Job
Transcribe the listing verbatim. Do not carry over any pictures.

Raw data
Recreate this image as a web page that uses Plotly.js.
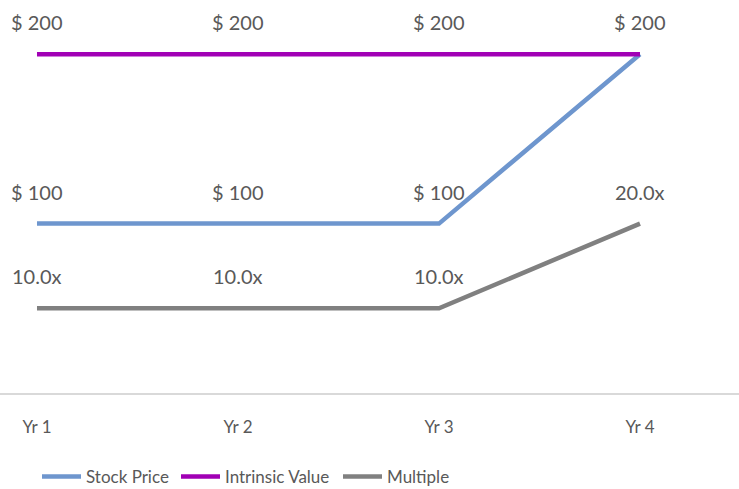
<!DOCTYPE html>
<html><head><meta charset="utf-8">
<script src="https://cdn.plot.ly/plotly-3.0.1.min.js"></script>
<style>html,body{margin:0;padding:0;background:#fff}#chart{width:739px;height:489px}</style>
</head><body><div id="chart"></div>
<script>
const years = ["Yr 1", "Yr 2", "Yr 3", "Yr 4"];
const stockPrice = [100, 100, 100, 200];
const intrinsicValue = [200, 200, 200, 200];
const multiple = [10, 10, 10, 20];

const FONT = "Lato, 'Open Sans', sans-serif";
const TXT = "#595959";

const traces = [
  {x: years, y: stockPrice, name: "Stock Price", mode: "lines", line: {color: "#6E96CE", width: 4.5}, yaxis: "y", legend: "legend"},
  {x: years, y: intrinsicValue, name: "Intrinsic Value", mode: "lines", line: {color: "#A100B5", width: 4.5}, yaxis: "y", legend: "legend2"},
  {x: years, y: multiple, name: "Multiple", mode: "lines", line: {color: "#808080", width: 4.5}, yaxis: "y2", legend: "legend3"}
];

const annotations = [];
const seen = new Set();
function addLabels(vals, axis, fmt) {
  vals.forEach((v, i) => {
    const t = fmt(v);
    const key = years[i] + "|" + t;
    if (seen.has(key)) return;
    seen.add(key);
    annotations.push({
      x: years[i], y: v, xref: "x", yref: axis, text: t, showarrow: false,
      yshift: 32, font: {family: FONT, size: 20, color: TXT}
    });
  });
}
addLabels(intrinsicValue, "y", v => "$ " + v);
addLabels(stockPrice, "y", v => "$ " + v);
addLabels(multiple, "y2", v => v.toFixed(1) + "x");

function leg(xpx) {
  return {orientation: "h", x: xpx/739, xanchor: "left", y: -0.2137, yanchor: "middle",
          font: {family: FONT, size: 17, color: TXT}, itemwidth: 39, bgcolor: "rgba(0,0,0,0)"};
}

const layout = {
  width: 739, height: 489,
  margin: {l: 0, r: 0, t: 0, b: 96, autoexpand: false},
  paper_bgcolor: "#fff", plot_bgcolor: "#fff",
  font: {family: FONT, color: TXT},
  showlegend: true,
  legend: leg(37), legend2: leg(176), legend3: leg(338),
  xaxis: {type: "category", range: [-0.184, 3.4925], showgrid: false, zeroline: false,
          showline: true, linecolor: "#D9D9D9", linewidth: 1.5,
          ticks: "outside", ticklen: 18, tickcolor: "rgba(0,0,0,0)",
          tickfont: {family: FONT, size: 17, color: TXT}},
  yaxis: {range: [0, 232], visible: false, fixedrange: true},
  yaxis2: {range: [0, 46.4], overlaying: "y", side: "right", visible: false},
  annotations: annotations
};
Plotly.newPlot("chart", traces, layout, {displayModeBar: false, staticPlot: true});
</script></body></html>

The reply
Recreate this image as a web page that uses Plotly.js.
<!DOCTYPE html>
<html><head><meta charset="utf-8">
<script src="https://cdn.plot.ly/plotly-3.0.1.min.js"></script>
<style>html,body{margin:0;padding:0;background:#fff}#chart{width:739px;height:489px}</style>
</head><body><div id="chart"></div>
<script>
const years = ["Yr 1", "Yr 2", "Yr 3", "Yr 4"];
const stockPrice = [100, 100, 100, 200];
const intrinsicValue = [200, 200, 200, 200];
const multiple = [10, 10, 10, 20];

const FONT = "Lato, 'Open Sans', sans-serif";
const TXT = "#595959";

const traces = [
  {x: years, y: stockPrice, name: "Stock Price", mode: "lines", line: {color: "#6E96CE", width: 4.5}, yaxis: "y", legend: "legend"},
  {x: years, y: intrinsicValue, name: "Intrinsic Value", mode: "lines", line: {color: "#A100B5", width: 4.5}, yaxis: "y", legend: "legend2"},
  {x: years, y: multiple, name: "Multiple", mode: "lines", line: {color: "#808080", width: 4.5}, yaxis: "y2", legend: "legend3"}
];

const annotations = [];
const seen = new Set();
function addLabels(vals, axis, fmt) {
  vals.forEach((v, i) => {
    const t = fmt(v);
    const key = years[i] + "|" + t;
    if (seen.has(key)) return;
    seen.add(key);
    annotations.push({
      x: years[i], y: v, xref: "x", yref: axis, text: t, showarrow: false,
      yshift: 32, font: {family: FONT, size: 20, color: TXT}
    });
  });
}
addLabels(intrinsicValue, "y", v => "$ " + v);
addLabels(stockPrice, "y", v => "$ " + v);
addLabels(multiple, "y2", v => v.toFixed(1) + "x");

function leg(xpx) {
  return {orientation: "h", x: xpx/739, xanchor: "left", y: -0.2137, yanchor: "middle",
          font: {family: FONT, size: 17, color: TXT}, itemwidth: 39, bgcolor: "rgba(0,0,0,0)"};
}

const layout = {
  width: 739, height: 489,
  margin: {l: 0, r: 0, t: 0, b: 96, autoexpand: false},
  paper_bgcolor: "#fff", plot_bgcolor: "#fff",
  font: {family: FONT, color: TXT},
  showlegend: true,
  legend: leg(37), legend2: leg(176), legend3: leg(338),
  xaxis: {type: "category", range: [-0.184, 3.4925], showgrid: false, zeroline: false,
          showline: true, linecolor: "#D9D9D9", linewidth: 1.5,
          ticks: "outside", ticklen: 18, tickcolor: "rgba(0,0,0,0)",
          tickfont: {family: FONT, size: 17, color: TXT}},
  yaxis: {range: [0, 232], visible: false, fixedrange: true},
  yaxis2: {range: [0, 46.4], overlaying: "y", side: "right", visible: false},
  annotations: annotations
};
Plotly.newPlot("chart", traces, layout, {displayModeBar: false, staticPlot: true});
</script></body></html>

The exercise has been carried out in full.